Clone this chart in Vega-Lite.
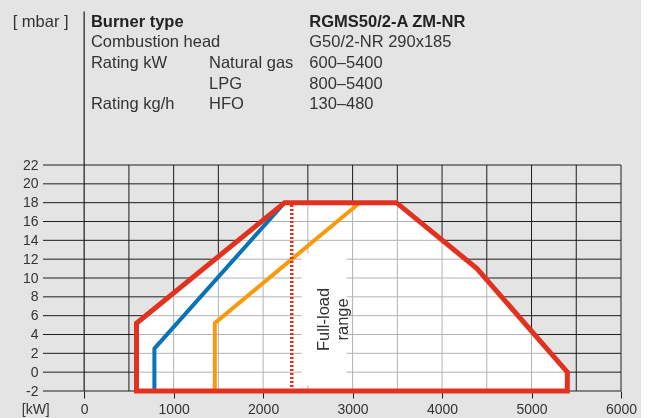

* * *

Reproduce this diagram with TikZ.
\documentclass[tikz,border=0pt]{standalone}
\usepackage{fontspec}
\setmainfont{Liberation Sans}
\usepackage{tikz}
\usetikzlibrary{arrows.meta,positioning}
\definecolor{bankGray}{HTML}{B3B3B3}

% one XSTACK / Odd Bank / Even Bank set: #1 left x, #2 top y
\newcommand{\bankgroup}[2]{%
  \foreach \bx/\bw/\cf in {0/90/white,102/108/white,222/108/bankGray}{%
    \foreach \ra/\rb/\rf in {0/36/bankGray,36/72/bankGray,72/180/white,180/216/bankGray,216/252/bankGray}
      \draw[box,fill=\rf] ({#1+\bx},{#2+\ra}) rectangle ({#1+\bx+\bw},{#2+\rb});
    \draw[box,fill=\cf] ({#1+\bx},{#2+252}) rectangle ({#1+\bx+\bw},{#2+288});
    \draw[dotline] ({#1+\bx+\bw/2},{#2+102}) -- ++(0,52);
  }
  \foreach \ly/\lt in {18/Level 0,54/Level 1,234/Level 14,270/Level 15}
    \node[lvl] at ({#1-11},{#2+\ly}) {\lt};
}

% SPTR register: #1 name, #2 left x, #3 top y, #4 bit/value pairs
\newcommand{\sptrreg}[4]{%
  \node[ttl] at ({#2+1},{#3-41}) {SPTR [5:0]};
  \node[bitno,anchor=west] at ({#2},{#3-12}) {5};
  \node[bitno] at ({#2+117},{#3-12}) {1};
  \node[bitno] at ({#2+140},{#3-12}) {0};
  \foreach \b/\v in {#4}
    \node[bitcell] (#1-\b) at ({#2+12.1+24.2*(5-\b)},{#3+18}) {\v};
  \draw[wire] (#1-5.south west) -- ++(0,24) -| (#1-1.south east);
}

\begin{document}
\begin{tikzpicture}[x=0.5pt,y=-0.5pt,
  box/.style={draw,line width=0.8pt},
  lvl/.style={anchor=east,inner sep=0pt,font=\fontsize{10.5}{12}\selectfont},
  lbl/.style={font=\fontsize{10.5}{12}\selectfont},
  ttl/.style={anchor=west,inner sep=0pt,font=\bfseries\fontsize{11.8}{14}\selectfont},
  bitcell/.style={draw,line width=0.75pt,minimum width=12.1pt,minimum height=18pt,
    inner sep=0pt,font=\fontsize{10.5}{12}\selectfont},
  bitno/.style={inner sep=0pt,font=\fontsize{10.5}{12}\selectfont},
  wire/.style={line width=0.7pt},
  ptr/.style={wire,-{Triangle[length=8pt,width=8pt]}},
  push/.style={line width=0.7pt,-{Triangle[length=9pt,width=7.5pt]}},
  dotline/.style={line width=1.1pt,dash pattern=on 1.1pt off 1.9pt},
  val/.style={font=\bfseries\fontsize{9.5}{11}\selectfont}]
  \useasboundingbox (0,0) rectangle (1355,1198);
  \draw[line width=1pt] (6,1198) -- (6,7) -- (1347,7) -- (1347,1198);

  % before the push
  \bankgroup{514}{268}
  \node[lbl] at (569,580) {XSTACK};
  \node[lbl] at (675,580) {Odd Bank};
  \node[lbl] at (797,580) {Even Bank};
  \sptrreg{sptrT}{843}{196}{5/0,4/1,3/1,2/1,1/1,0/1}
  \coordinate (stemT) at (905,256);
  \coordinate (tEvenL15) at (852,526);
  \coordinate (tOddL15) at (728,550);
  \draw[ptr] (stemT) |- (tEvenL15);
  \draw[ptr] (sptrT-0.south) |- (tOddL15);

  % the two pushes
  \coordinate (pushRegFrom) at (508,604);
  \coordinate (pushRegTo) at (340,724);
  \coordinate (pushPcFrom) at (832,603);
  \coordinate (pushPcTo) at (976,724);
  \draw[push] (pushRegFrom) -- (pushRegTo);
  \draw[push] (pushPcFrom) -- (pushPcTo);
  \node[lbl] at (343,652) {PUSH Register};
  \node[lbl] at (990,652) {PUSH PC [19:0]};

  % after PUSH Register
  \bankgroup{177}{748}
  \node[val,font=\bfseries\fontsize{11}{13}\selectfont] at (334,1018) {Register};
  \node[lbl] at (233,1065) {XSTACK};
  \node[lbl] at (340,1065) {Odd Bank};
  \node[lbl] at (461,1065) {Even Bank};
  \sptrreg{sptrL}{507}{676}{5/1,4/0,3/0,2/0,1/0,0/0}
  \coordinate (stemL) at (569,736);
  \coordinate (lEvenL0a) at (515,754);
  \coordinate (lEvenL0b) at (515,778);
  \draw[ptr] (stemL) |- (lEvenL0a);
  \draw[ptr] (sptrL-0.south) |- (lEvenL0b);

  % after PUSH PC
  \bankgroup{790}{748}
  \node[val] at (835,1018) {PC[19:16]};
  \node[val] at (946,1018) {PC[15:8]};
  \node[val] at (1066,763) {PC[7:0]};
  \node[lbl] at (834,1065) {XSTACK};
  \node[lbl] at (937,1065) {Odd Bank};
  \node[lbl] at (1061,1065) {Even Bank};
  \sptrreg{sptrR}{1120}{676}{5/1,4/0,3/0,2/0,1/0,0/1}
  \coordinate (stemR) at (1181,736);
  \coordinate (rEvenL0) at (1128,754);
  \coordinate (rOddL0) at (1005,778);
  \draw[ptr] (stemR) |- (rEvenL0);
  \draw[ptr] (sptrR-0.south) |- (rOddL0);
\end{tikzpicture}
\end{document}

• **Problem to solve**: Determine the number of lines in the entries above where the string "this" appears. Answer with the number alone.

• **Expected answer**: 2